(TASK PROMPT): Only the lines from the top of the listing below to the line that has "fig = go.Figure()" should be echoed, with both ends kept and pictures left out.

(MATERIAL PROVIDED):
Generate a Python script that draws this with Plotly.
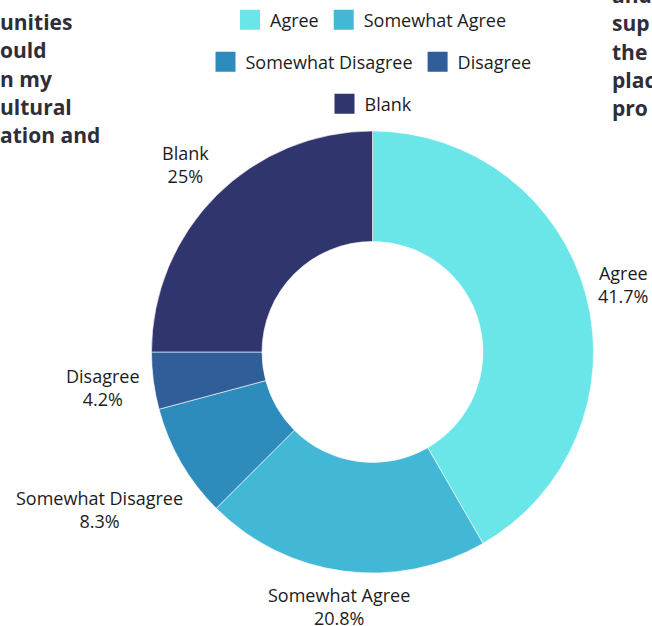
import math
import plotly.graph_objects as go

# ---- data ----
categories = ["Agree", "Somewhat Agree", "Somewhat Disagree", "Disagree", "Blank"]
counts = [10, 5, 2, 1, 6]
colors = ["#6ae5e8", "#42b8d6", "#2d8cbc", "#2f5e98", "#31356d"]
legend_rows = [["Agree", "Somewhat Agree"], ["Somewhat Disagree", "Disagree"], ["Blank"]]
left_title_fragments = ["unities", "ould", "n my", "ultural", "ation and"]
right_title_fragments = ["and", "sup", "the", "plac", "pro"]

W, H = 652, 626
total = sum(counts)
pct_text = [f"{round(v / total * 100, 1):g}%" for v in counts]

FONT = "Open Sans"
TXT = "#1c1c1c"
LBL_SIZE = 18

fig = go.Figure()

cx, cy, R = 372.5, 352, 221
fig.add_trace(go.Pie(
    labels=categories,
    values=counts,
    customdata=pct_text,
    textinfo="none",
    marker=dict(colors=colors, line=dict(color="white", width=0.6)),
    hole=0.5,
    sort=False,
    direction="clockwise",
    rotation=0,
    showlegend=False,
    domain=dict(x=[(cx - R) / W, (cx + R) / W], y=[1 - (cy + R) / H, 1 - (cy - R) / H]),
    hovertemplate="%{label}: %{value} (%{customdata})<extra></extra>",
))

# legend entries (dummy markers, one legend per row)
color_of = dict(zip(categories, colors))
legend_names = ["legend", "legend2", "legend3"]
for li, row in enumerate(legend_rows):
    for name in row:
        fig.add_trace(go.Scatter(
            x=[None], y=[None], mode="markers", name=name,
            marker=dict(symbol="square", size=16, color=color_of[name],
                        line=dict(color=color_of[name], width=4)),
            legend=legend_names[li], hoverinfo="skip",
        ))

legend_y = [20, 62, 104]
leg_common = dict(orientation="h", xanchor="center", x=371 / W, yanchor="middle",
                  font=dict(family=FONT, size=LBL_SIZE, color=TXT), bgcolor="rgba(0,0,0,0)",
                  itemclick=False, itemdoubleclick=False)

annotations = []

# outside slice labels: box centred on the slice's mid-angle ray, pushed clear of the ring
gap = 8
hh = 25
cum = 0
for lab, v, p in zip(categories, counts, pct_text):
    mid = (cum + v / 2) / total * 2 * math.pi
    cum += v
    ux, uy = math.sin(mid), -math.cos(mid)
    hw = max(len(lab), len(p)) * 10.2 / 2
    lo, hi = 0.0, 800.0
    for _ in range(60):
        t = (lo + hi) / 2
        dx = max(abs(t * ux) - hw, 0)
        dy = max(abs(t * uy) - hh, 0)
        if math.hypot(dx, dy) >= R + gap:
            hi = t
        else:
            lo = t
    px, py = cx + hi * ux, cy + hi * uy
    annotations.append(dict(text=f"{lab}<br>{p}", x=px / W, y=1 - py / H,
                            xref="paper", yref="paper", xanchor="center", yanchor="middle",
                            showarrow=False, align="center",
                            font=dict(family=FONT, size=LBL_SIZE, color=TXT)))

for i, t in enumerate(left_title_fragments):
    annotations.append(dict(text=t, x=-2 / W, xref="paper", xanchor="left",
                            y=1 - (22 + i * 28.3) / H, yref="paper", yanchor="middle",
                            showarrow=False, font=dict(family=FONT, size=21, color="#2e2e38", weight="bold")))
for i, t in enumerate(right_title_fragments):
    annotations.append(dict(text=t, x=610 / W, xref="paper", xanchor="left",
                            y=1 - (-5 + i * 28.3) / H, yref="paper", yanchor="middle",
                            showarrow=False, font=dict(family=FONT, size=21, color="#2e2e38", weight="bold")))

fig.update_layout(
    width=W, height=H,
    margin=dict(l=0, r=0, t=0, b=0),
    paper_bgcolor="white", plot_bgcolor="white",
    xaxis=dict(visible=False), yaxis=dict(visible=False),
    legend=dict(y=1 - legend_y[0] / H, **leg_common),
    legend2=dict(y=1 - legend_y[1] / H, **leg_common),
    legend3=dict(y=1 - legend_y[2] / H, **leg_common),
    annotations=annotations,
    font=dict(family=FONT, color=TXT),
)

fig.write_html("out.html")
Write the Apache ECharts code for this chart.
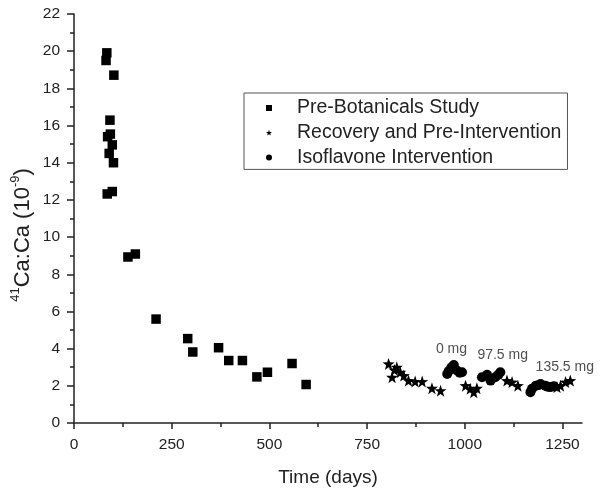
<!DOCTYPE html>
<html>
<head>
<meta charset="utf-8">
<script src="https://cdn.jsdelivr.net/npm/echarts@6/dist/echarts.min.js"></script>
<style>html,body{margin:0;padding:0;background:#fff}#c{width:602px;height:492px}</style>
</head>
<body>
<div id="c"></div>
<script>
// ---- data (days, 41Ca:Ca x10^-9) ----
const preBotanicals = [[84,19.91],[82,19.5],[102,18.71],[92,16.29],[93,15.54],[86,15.4],[98,14.96],[90,14.5],[101,14.0],[85,12.32],[98,12.45],[138,8.93],[157,9.09],[210,5.59],[291,4.54],[304,3.82],[370,4.05],[396,3.36],[431,3.36],[468,2.48],[495,2.73],[558,3.2],[594,2.07]];
const recovery = [[805,3.18],[814,2.46],[820,2.85],[826,3.0],[835,2.73],[844,2.55],[856,2.28],[873,2.23],[891,2.23],[916,1.87],[938,1.74],[1002,2.01],[1014,1.84],[1023,1.66],[1031,1.87],[1108,2.28],[1121,2.2],[1136,2.01],[1236,1.93],[1245,2.01],[1258,2.2],[1270,2.28]];
const isoflavone = [[955,2.64],[959,2.8],[966,3.0],[972,3.12],[980,2.82],[987,2.7],[993,2.73],[1044,2.46],[1057,2.59],[1066,2.28],[1078,2.46],[1086,2.6],[1091,2.73],[1168,1.66],[1172,1.84],[1182,2.01],[1190,2.05],[1194,2.1],[1206,2.01],[1212,1.95],[1219,1.93],[1228,1.98]];
const doseLabels = [[966,3.99,'0 mg'],[1097,3.66,'97.5 mg'],[1256,3.02,'135.5 mg']];
const xMajorTicks = [0,250,500,750,1000,1250];
const xMinorTicks = [125,375,625,875,1125];
const seriesNames = ['Pre-Botanicals Study','Recovery and Pre-Intervention','Isoflavone Intervention'];

const FONT = 'Liberation Sans, Arial, sans-serif';
const TXT = '#222';
const starPath = 'path://M0,-10L2.35,-3.24L9.51,-3.09L3.8,1.24L5.88,8.09L0,4L-5.88,8.09L-3.8,1.24L-9.51,-3.09L-2.35,-3.24Z';

const chart = echarts.init(document.getElementById('c'), null, {renderer:'canvas'});
const axisLine = {show:true, lineStyle:{color:TXT, width:1.5}};
chart.setOption({
  animation:false,
  backgroundColor:'#fff',
  grid:{left:74, right:20, top:14, bottom:68, containLabel:false},
  graphic:[{
    type:'text', x:21, y:235, rotation:Math.PI/2, silent:true,
    style:{
      text:'{sup|41}{base|Ca:Ca (10}{sup|-9}{base|)}',
      align:'center', verticalAlign:'middle',
      rich:{base:{fontFamily:FONT, fontSize:22, fill:TXT, lineHeight:25, verticalAlign:'bottom'},
            sup:{fontFamily:FONT, fontSize:13, fill:TXT, lineHeight:25, verticalAlign:'top'}}
    }
  }],
  legend:{
    orient:'vertical', left:244, top:93,
    padding:[5,6,2,22], itemGap:4.7, itemWidth:6, itemHeight:6,
    borderColor:'#555', borderWidth:1,
    formatter: n => '{t|' + n + '}',
    textStyle:{fontFamily:FONT, fontSize:19.5, color:TXT,
      rich:{t:{fontFamily:FONT, fontSize:19.5, color:TXT, padding:[0,0,0,20]}}},
    data:[
      {name:seriesNames[0], icon:'rect'},
      {name:seriesNames[1], icon:starPath},
      {name:seriesNames[2], icon:'circle'}
    ]
  },
  xAxis:[{
    type:'value', min:0, max:1300,
    name:'Time (days)', nameLocation:'middle', nameGap:45,
    nameTextStyle:{fontFamily:FONT, fontSize:19, color:TXT},
    axisLine:axisLine,
    axisTick:{show:true, customValues:xMajorTicks, length:6, lineStyle:{color:TXT, width:1.5}},
    axisLabel:{customValues:xMajorTicks, formatter:v=>String(v), margin:14, fontFamily:FONT, fontSize:15.5, color:TXT},
    splitLine:{show:false}
  },{
    type:'value', min:0, max:1300, position:'bottom',
    axisLine:{show:false},
    axisTick:{show:true, customValues:xMinorTicks, length:4, lineStyle:{color:TXT, width:1.5}},
    axisLabel:{show:false},
    splitLine:{show:false}
  }],
  yAxis:{
    type:'value', min:0, max:22, interval:2,
    axisLine:axisLine,
    axisTick:{show:true, length:7, lineStyle:{color:TXT, width:1.5}},
    minorTick:{show:true, splitNumber:2, length:4, lineStyle:{color:TXT, width:1.5}},
    axisLabel:{margin:14, fontFamily:FONT, fontSize:15.5, color:TXT},
    splitLine:{show:false}, minorSplitLine:{show:false}
  },
  series:[
    {name:seriesNames[0], type:'scatter', symbol:'rect', symbolSize:9.5, itemStyle:{color:'#000', opacity:1}, data:preBotanicals},
    {name:seriesNames[1], type:'scatter', symbol:starPath, symbolSize:12, itemStyle:{color:'#000', opacity:1}, data:recovery},
    {name:seriesNames[2], type:'scatter', symbol:'circle', symbolSize:10, itemStyle:{color:'#000', opacity:1}, data:isoflavone},
    {name:'doses', type:'scatter', symbolSize:0, silent:true,
      data:doseLabels.map(d=>({value:[d[0],d[1]], name:d[2]})),
      label:{show:true, position:'inside', formatter:p=>p.name, fontFamily:FONT, fontSize:14, color:TXT}}
  ]
});
</script>
</body>
</html>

(TASK SOLUTION):
Generate a Python script that draws this with Plotly.
import math
import plotly.graph_objects as go

# ---- data ----
categories = ["Agree", "Somewhat Agree", "Somewhat Disagree", "Disagree", "Blank"]
counts = [10, 5, 2, 1, 6]
colors = ["#6ae5e8", "#42b8d6", "#2d8cbc", "#2f5e98", "#31356d"]
legend_rows = [["Agree", "Somewhat Agree"], ["Somewhat Disagree", "Disagree"], ["Blank"]]
left_title_fragments = ["unities", "ould", "n my", "ultural", "ation and"]
right_title_fragments = ["and", "sup", "the", "plac", "pro"]

W, H = 652, 626
total = sum(counts)
pct_text = [f"{round(v / total * 100, 1):g}%" for v in counts]

FONT = "Open Sans"
TXT = "#1c1c1c"
LBL_SIZE = 18

fig = go.Figure()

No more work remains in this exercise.